Does Rise of Spirituality Affirm Scripture?

Sedona, Arizona, should be on your short list of places to visit if you haven’t been there already. Stunning sandstone formations—especially at sunrise or sunset—and easy access to them will keep your camera busy.

My family and I visited Red Rock Country recently and, according to a brochure I picked up at the visitors’ center, 61 percent of visitors (out of 2–4 million annually) cite “spiritual healing” as a reason for coming to Sedona. Given the power of suggestion and by defining healing loosely, it’s easy to see how that percentage could be so high. (For that matter, even my wife and I could say we went to Sedona looking for healing. Of course, we wouldn’t have taken the kids along if this were true.) But I think what most people have in mind is more than the rejuvenation that comes from a leave-the-stress-at-home vacation.

With maps leading to “vortex sites,” shops selling healing stones (among other baubles), and spiritual advisors and practitioners of every stripe, there’s no shortage of spirituality in this town of 10,000. The New Age movement hit back in the 1980s and never looked back. Proprietors of a UFO store, perhaps more profit-driven than most, captured my attention with their many amusing signs.

 

Keep that 61 percent in mind for a moment as we consider an atheistic contention that religious expression (in particular, Christianity) is an evolutionary coping mechanism that, in an enlightened age, is now fit only for the weak-minded. In fact, a recent study suggested that religion may become extinct in nine nations. That’s a subject for a different post, but some of the countries in the report are also among those listed on adherents.com’s “Top 50 Countries with Highest Proportion of Atheists/Agnostics.” So, there’s not much of a surprise there, but I’d be interested in statistics for countries like China, Russia, and India, or continents like Asia and Africa.

Here’s where I’m going with this: Doesn’t the Sedona experience—and many others like it (Mt. Fuji, Mt. Shasta, other great nature sites)—validate a scriptural passage like Romans 1:25 that says: “They exchanged the truth of God for a lie, and worshiped and served created things rather than the Creator—who is forever praised. Amen.”?

Granted, this is a small slice of the landscape, but if the Bible is a human-crafted work, it would seem that consistencies of this kind would be fewer as time progressed and humans became more sophisticated. Instead, one can point to a proliferation of religions or generalized spirituality that fit the biblical description.
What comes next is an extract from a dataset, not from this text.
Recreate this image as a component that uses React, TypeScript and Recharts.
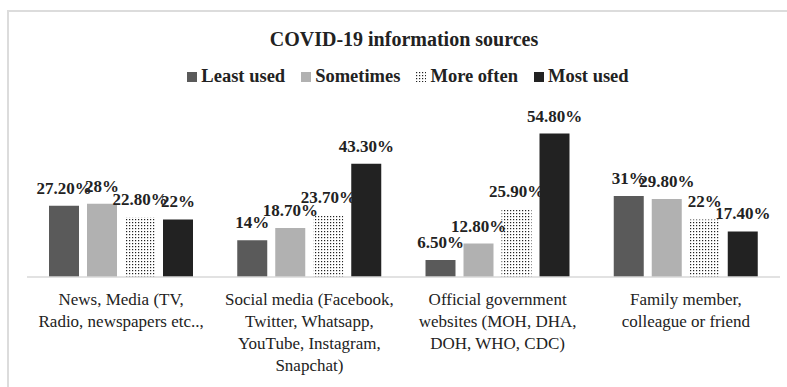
import React from 'react';
import { BarChart, Bar, XAxis, YAxis, LabelList } from 'recharts';

const categories = [
  'News, Media (TV,\nRadio, newspapers etc..,',
  'Social media (Facebook,\nTwitter, Whatsapp,\nYouTube, Instagram,\nSnapchat)',
  'Official government\nwebsites (MOH, DHA,\nDOH, WHO, CDC)',
  'Family member,\ncolleague or friend',
];

const leastUsed = [27.2, 14, 6.5, 31];
const sometimes = [28, 18.7, 12.8, 29.8];
const moreOften = [22.8, 23.7, 25.9, 22];
const mostUsed = [22, 43.3, 54.8, 17.4];

const seriesNames = ['Least used', 'Sometimes', 'More often', 'Most used'];

const FONT = '"Liberation Serif", "Times New Roman", serif';

const data = categories.map((name, i) => ({
  name,
  least: leastUsed[i],
  some: sometimes[i],
  more: moreOften[i],
  most: mostUsed[i],
}));

const series = [
  { key: 'least', name: seriesNames[0], fill: '#5a5a5a' },
  { key: 'some', name: seriesNames[1], fill: '#b1b1b1' },
  { key: 'more', name: seriesNames[2], fill: 'url(#dots)' },
  { key: 'most', name: seriesNames[3], fill: '#222222' },
];

const fmt = (v: any) => {
  const n = Number(v);
  return Number.isInteger(n) ? `${n}%` : `${n.toFixed(2)}%`;
};

const CategoryTick = ({ x, y, payload }: any) => {
  const lines = String(payload.value).split('\n');
  return (
    <text x={x} y={y} textAnchor="middle" fill="#222" fontFamily={FONT} fontSize={17}>
      {lines.map((line, i) => (
        <tspan key={i} x={x} dy={i === 0 ? 20 : 22}>
          {line}
        </tspan>
      ))}
    </text>
  );
};

// legend drawn in html, so it does not push the plot area down
const LegendRow = () => (
  <div
    style={{
      position: 'absolute',
      left: 0,
      top: 66,
      width: 816,
      display: 'flex',
      justifyContent: 'center',
      gap: 16,
      fontWeight: 'bold',
      fontSize: 18.5,
      color: '#222',
    }}
  >
    {series.map((s) => (
      <div key={s.key} style={{ display: 'flex', alignItems: 'center', gap: 4 }}>
        <svg width={10} height={10}>
          <defs>
            <pattern id={`ldots-${s.key}`} width={3} height={3} patternUnits="userSpaceOnUse">
              <rect width={3} height={3} fill="#fff" />
              <rect width={1.2} height={1.2} fill="#222" />
            </pattern>
          </defs>
          <rect width={10} height={10} fill={s.key === 'more' ? `url(#ldots-${s.key})` : s.fill} />
        </svg>
        <span>{s.name}</span>
      </div>
    ))}
  </div>
);

export default function App() {
  return (
    <div
      style={{
        position: 'absolute',
        left: 0,
        top: 0,
        width: 787,
        height: 387,
        background: '#fff',
        fontFamily: FONT,
        overflow: 'hidden',
      }}
    >
      <div
        style={{
          position: 'absolute',
          left: 7,
          top: 10,
          right: 0,
          bottom: 0,
          borderTop: '2px solid #dcdcdc',
          borderLeft: '2px solid #dcdcdc',
        }}
      />
      <div
        style={{
          position: 'absolute',
          left: 0,
          top: 28,
          width: 808,
          textAlign: 'center',
          fontWeight: 'bold',
          fontSize: 20,
          color: '#222',
        }}
      >
        COVID-19 information sources
      </div>
      <LegendRow />
      <BarChart
        width={787}
        height={387}
        data={data}
        margin={{ top: 120, right: 7, left: 27, bottom: 0 }}
        barCategoryGap={22}
        barGap={8}
        style={{ position: 'absolute', left: 0, top: 0, fontFamily: FONT }}
      >
        <defs>
          <pattern id="dots" width={3} height={3} patternUnits="userSpaceOnUse">
            <rect width={3} height={3} fill="#fff" />
            <rect width={1.2} height={1.2} fill="#222" />
          </pattern>
        </defs>
        <XAxis
          dataKey="name"
          interval={0}
          height={110}
          tickLine={false}
          axisLine={{ stroke: '#d9d9d9', strokeWidth: 1.5 }}
          tick={<CategoryTick />}
        />
        <YAxis hide domain={[0, 60]} />
        {series.map((s) => (
          <Bar key={s.key} dataKey={s.key} name={s.name} fill={s.fill} isAnimationActive={false}>
            <LabelList
              dataKey={s.key}
              position="top"
              offset={12}
              formatter={fmt}
              fill="#222"
              fontFamily={FONT}
              style={{ fontFamily: FONT }}
              fontWeight="bold"
              fontSize={17}
            />
          </Bar>
        ))}
      </BarChart>
    </div>
  );
}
Think of the burgeoning groups under the common rubric of “going green,” that smack of “creation worship” (creation care or stewardship is a different post; we won’t go there this time) and why there seem to be more and more of them.

Maybe it’s just a revival of paganism and I don’t see it. I’m an Average Joe, after all. Does all this generic spirituality bolster the Scriptures while giving a shin splint to an atheistic argument that the Bible is a mythical book? What do you think?